Asynchronous execution and pipelining: overlap preprocessing and inference, or spread work across cores/accelerators to hide latency spikes.
System-level: pin processes to cores, set CPU governor to performance for critical tasks, use real-time kernels for hard deadlines, and prevent thermal throttling by managing workload intensity.
Profiling and repeatable test conditions are essential. Use synthetic workloads and representative traces from production sensors. Measure at the same points: request arrival, model input ready, inference start/end, and response sent. Run long-duration tests to capture thermal effects and background activity. Collect percentile distributions rather than only averages and visualize tail behavior over time to detect drift.
Many teams optimize for mean latency and then discover p99 is unacceptable. Avoid these mistakes:
Ignoring cold-starts: ensure model weights are resident or warmed; memory-map large files and pre-initialize accelerators.
Over-relying on single-run benchmarks: short benchmarks miss thermal throttling and resource contention effects.
Deploying non-deterministic scheduling without studying jitter: background tasks and autoscaling can create spikes unless isolated.
Using overly large batch sizes for edge use cases: they increase latency and variance even if throughput improves.
For aggressive timing requirements, consider model cascading and conditional computation: run a small, fast model first and invoke a heavier model only when needed. Early-exit networks let samples that are easy to classify finish quickly. Dynamic model selection adapts to current device load and temperature. Also, compiler toolchains and accelerator-specific libraries can yield significant wins but require testing across device variants.
Start with clear latency SLOs and measure consistently. Profile to find the dominant sources of latency and then apply a layered approach: lightweight model compression, runtime compilation, system tuning, and careful batching.
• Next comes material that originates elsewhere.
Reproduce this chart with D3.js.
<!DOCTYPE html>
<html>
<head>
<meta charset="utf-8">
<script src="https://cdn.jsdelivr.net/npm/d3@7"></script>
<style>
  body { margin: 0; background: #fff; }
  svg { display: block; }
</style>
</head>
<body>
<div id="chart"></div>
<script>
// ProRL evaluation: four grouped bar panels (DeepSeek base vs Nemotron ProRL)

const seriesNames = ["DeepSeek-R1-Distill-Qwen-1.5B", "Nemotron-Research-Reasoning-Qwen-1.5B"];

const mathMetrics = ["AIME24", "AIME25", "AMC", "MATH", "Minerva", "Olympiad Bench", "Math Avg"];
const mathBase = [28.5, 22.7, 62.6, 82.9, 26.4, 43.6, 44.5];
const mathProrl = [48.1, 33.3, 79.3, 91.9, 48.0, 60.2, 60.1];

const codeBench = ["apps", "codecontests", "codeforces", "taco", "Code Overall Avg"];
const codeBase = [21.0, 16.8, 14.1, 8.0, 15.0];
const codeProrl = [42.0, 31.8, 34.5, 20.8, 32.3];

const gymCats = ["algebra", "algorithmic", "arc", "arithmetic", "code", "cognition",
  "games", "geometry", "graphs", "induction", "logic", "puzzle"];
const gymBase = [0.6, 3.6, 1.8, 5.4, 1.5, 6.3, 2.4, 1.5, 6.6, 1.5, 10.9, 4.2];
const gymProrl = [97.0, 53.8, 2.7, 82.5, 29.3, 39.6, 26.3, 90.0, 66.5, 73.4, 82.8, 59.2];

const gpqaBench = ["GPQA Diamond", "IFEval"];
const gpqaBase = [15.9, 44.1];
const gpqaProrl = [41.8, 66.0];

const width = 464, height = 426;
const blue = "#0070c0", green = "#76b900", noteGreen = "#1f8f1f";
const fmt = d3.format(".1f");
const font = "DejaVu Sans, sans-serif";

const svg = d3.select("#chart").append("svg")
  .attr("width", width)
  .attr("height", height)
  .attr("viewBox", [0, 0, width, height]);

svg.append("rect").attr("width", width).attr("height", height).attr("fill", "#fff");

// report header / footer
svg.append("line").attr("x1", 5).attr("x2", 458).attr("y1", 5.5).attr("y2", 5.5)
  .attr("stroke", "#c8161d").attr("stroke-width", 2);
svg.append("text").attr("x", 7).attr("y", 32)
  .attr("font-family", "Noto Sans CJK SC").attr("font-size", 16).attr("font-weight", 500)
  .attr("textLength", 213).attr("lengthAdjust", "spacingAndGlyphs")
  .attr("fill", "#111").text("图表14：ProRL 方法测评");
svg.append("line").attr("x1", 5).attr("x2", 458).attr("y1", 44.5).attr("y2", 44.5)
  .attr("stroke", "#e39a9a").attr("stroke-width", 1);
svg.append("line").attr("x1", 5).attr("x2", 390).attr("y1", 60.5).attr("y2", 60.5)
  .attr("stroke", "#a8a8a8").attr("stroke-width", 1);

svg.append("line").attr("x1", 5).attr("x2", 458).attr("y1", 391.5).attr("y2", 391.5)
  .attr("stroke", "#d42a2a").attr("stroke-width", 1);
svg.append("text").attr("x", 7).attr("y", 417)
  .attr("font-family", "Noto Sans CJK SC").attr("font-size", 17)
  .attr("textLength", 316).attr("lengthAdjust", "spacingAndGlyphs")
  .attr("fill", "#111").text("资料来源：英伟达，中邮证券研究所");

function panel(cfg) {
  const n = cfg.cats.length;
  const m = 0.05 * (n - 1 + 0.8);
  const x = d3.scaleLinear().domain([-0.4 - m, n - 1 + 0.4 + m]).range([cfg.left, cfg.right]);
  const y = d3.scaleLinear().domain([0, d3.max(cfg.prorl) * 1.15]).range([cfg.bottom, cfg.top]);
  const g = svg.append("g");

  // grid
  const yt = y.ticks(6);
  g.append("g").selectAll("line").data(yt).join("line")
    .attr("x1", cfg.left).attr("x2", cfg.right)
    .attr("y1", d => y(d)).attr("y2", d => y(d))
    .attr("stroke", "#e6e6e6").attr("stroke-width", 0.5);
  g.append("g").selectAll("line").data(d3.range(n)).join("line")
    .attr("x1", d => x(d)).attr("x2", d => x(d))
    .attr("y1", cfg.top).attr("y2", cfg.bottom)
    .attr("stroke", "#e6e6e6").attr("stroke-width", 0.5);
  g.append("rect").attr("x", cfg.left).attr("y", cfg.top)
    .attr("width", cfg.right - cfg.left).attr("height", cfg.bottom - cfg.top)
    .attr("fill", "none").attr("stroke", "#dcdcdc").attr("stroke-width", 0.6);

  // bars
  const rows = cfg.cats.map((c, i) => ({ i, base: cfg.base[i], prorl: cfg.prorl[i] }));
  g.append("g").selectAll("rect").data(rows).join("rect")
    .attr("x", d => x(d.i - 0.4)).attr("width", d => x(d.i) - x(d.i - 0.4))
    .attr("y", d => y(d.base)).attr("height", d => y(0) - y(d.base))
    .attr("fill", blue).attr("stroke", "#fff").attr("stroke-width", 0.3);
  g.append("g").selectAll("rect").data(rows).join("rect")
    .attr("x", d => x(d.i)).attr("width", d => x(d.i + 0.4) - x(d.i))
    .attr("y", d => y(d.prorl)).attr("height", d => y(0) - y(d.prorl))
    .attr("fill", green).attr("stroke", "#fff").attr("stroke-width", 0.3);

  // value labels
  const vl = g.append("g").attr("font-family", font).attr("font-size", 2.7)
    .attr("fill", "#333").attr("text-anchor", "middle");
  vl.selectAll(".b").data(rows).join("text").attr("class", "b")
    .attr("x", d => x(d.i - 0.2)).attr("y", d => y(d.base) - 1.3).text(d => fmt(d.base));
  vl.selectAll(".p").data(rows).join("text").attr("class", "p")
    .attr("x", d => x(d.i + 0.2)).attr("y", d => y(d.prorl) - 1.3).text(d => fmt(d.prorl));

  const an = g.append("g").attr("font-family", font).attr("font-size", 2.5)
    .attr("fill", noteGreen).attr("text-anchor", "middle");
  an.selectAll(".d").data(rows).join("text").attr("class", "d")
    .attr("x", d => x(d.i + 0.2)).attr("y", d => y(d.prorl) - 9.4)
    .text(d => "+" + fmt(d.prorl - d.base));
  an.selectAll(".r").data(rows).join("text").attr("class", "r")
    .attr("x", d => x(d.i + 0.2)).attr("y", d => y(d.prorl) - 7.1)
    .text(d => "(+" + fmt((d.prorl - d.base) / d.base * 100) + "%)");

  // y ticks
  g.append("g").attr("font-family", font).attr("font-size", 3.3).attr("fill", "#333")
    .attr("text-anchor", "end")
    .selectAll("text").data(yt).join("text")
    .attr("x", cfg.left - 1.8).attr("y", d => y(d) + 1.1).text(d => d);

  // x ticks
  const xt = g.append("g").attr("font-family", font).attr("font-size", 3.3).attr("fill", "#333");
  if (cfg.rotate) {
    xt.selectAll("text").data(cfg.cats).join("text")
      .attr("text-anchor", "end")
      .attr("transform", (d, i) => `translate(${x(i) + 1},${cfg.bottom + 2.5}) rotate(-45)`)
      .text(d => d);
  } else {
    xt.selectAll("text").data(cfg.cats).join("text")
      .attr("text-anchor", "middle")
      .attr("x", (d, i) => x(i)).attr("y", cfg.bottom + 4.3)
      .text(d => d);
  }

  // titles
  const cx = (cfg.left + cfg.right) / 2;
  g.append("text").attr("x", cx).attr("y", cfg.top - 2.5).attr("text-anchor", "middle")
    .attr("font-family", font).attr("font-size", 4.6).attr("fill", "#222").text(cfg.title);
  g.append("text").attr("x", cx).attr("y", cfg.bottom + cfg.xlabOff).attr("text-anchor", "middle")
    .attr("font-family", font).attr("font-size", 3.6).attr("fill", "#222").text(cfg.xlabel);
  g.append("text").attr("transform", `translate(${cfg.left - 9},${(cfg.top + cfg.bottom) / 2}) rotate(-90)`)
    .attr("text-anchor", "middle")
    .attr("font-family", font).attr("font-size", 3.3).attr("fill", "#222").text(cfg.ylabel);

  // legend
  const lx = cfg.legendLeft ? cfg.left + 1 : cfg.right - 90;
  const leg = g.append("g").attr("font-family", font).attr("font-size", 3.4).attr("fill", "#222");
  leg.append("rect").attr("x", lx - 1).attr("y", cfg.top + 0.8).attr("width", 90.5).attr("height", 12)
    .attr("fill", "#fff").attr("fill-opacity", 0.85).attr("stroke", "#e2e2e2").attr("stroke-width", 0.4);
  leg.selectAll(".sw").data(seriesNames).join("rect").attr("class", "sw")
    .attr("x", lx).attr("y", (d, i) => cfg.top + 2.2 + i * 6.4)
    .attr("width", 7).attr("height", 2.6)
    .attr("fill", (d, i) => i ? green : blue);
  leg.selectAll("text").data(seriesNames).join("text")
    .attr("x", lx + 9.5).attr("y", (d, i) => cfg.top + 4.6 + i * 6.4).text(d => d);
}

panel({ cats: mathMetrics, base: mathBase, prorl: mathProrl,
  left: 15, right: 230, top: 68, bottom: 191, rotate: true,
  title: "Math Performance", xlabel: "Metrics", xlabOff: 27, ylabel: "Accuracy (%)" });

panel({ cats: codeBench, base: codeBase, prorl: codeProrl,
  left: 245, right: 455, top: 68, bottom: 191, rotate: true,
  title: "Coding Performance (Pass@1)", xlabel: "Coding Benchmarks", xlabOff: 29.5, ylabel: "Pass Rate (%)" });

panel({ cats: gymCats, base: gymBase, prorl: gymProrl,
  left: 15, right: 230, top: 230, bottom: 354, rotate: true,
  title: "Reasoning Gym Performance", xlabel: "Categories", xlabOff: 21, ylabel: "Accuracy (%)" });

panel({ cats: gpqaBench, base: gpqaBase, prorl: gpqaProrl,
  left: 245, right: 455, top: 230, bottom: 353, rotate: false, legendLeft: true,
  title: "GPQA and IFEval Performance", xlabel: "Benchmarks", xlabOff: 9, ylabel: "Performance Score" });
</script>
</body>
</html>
Always validate improvements under realistic load, thermal, and multi-tenant conditions. By combining these practices you can reduce mean latency, tighten tail behavior, and make edge inference timing predictable enough for production deployment.
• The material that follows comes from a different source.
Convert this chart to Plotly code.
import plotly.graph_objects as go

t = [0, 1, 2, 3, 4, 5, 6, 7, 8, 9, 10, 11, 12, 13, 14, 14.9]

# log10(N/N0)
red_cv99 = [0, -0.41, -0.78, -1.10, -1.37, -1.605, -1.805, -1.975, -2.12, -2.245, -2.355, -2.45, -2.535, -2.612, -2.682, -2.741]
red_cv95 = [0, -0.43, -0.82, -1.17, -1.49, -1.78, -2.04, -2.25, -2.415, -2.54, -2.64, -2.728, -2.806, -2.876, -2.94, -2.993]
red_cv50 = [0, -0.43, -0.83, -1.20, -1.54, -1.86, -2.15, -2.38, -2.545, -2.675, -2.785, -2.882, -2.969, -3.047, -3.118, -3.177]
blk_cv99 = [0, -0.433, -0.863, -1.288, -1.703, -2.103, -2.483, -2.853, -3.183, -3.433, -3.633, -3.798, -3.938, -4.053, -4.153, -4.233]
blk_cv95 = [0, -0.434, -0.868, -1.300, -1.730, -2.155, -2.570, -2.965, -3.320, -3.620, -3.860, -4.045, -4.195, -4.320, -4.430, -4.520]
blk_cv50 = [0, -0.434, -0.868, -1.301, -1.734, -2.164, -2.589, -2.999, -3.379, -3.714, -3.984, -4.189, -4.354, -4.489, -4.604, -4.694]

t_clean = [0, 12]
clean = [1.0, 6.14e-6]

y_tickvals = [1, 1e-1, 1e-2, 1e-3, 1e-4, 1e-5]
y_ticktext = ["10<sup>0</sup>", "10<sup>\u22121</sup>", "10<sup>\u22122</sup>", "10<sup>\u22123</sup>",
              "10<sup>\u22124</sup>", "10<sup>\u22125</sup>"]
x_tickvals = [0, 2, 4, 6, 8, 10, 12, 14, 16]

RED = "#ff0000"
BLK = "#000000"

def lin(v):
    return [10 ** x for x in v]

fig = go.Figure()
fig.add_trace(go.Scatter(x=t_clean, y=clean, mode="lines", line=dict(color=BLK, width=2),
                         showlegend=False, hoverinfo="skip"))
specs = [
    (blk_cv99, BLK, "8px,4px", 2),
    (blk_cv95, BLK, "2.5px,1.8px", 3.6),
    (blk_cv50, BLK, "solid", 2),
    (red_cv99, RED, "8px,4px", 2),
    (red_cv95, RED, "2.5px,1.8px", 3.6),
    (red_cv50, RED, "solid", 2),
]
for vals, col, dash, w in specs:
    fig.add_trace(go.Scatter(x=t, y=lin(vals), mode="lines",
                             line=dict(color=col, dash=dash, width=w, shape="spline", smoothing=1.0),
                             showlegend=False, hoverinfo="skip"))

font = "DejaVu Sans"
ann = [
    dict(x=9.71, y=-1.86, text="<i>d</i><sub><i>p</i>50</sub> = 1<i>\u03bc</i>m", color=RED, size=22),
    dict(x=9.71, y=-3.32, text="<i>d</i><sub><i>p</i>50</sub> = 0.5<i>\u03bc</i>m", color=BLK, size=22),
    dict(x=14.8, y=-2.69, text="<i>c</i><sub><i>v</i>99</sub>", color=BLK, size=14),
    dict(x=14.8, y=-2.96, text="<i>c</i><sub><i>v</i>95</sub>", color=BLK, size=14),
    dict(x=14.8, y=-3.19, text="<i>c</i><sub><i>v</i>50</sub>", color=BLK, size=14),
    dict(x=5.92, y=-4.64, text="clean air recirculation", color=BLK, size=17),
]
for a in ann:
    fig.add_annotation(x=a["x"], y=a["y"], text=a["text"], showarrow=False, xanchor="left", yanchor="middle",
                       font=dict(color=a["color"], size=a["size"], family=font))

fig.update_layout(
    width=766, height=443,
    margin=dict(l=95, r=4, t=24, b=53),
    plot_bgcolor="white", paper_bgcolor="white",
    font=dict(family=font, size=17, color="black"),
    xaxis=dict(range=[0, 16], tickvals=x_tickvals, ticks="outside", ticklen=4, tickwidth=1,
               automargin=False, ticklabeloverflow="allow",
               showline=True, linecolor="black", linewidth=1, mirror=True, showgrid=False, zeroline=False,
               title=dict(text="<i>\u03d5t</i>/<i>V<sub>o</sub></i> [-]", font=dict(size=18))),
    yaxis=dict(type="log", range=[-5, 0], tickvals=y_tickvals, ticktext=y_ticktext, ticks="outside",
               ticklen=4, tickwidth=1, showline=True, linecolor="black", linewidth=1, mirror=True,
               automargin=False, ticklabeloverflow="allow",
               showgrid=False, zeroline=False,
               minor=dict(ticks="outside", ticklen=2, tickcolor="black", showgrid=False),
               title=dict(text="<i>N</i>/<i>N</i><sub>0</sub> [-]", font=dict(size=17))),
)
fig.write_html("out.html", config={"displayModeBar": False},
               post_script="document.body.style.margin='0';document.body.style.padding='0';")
Define SLOs (p50/p90/p99) and end-to-end budgets.
Profile to identify bottlenecks and cold-start costs.
Apply model compression and hardware-aware compilation.
Tune runtime scheduling, CPU/GPU governors, and memory placement.
Validate over long runs and representative workloads, then iterate.
Answering these common questions and following a structured tuning process will help you make edge inference timing both fast and dependable for real-world applications.